With the onset of monsoon, rivers in Uttarakhand have begun to swell. On Saturday, the raging Alaknanda river gushed through a valley and swept away a bridge which the Hemkund Sahib pilgrims cross for a 20-km trek to the Sikh pilgrimage centre.
Subhash Nautiyal, a shopkeeper who owns a store a few metres away from the destroyed bridge, said, “Everywhere only shoddy reconstruction work is visible. More than disappointment, there is anger in us at the way the authorities and the government have handled the post-disaster reconstruction work.”
However, Chamoli district Magistrate S.A. Murugesan said, “The bridge got swept away on Saturday evening due to the increase in water level in the Alaknanda. But the Hemkund Sahib Yatra was not affected as the pilgrims crossed the river via another makeshift bridge, which is a few metres away.”

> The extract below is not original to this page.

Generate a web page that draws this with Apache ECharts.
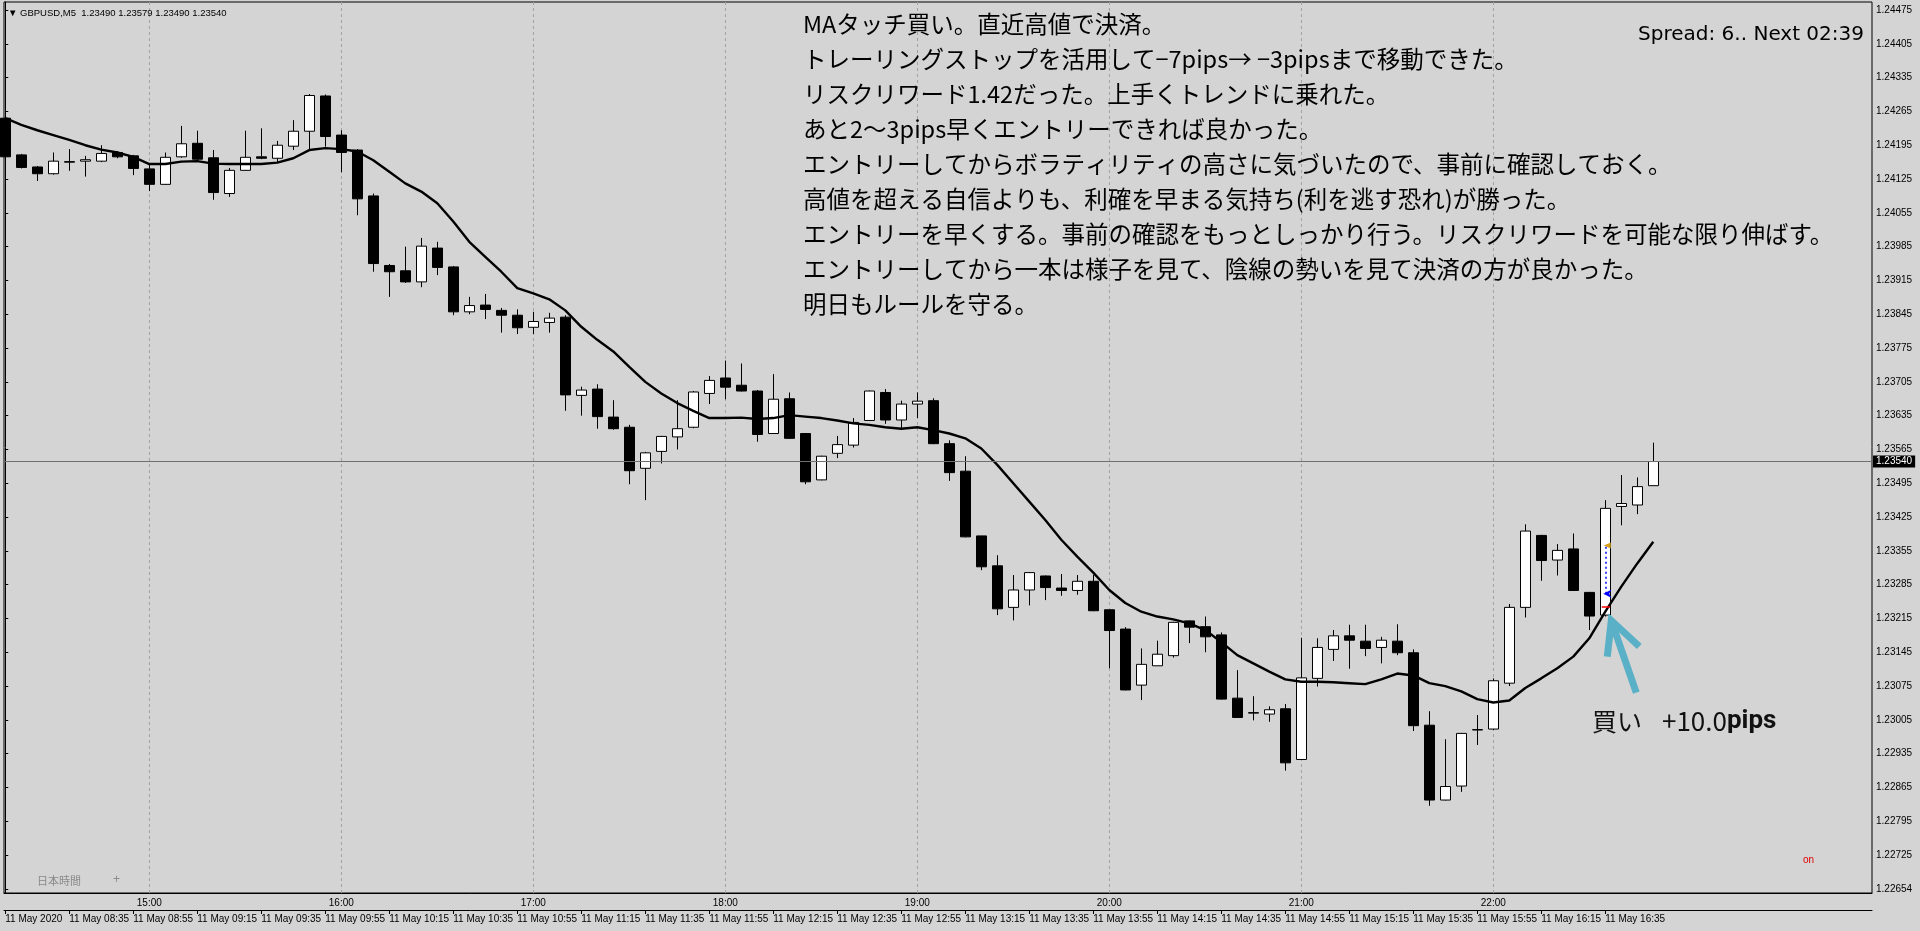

Locals and those arranging for the Hemkund Sahib Yatra expressed anger over the delay in constructing a “dependable” bridge on the river. “A permanent bridge would be constructed by the Public Works Department and would be operational by September-end,” Mr. Murugesan said.
Sources handling the reconstruction work at the Govindghat gurdwara for over a year after the June calamity last year destroyed much of the gurdwara premises said, “The PWD could have seen the geography before constructing the bridge. It was evident that a heavy flow in the river would destroy the bridge.”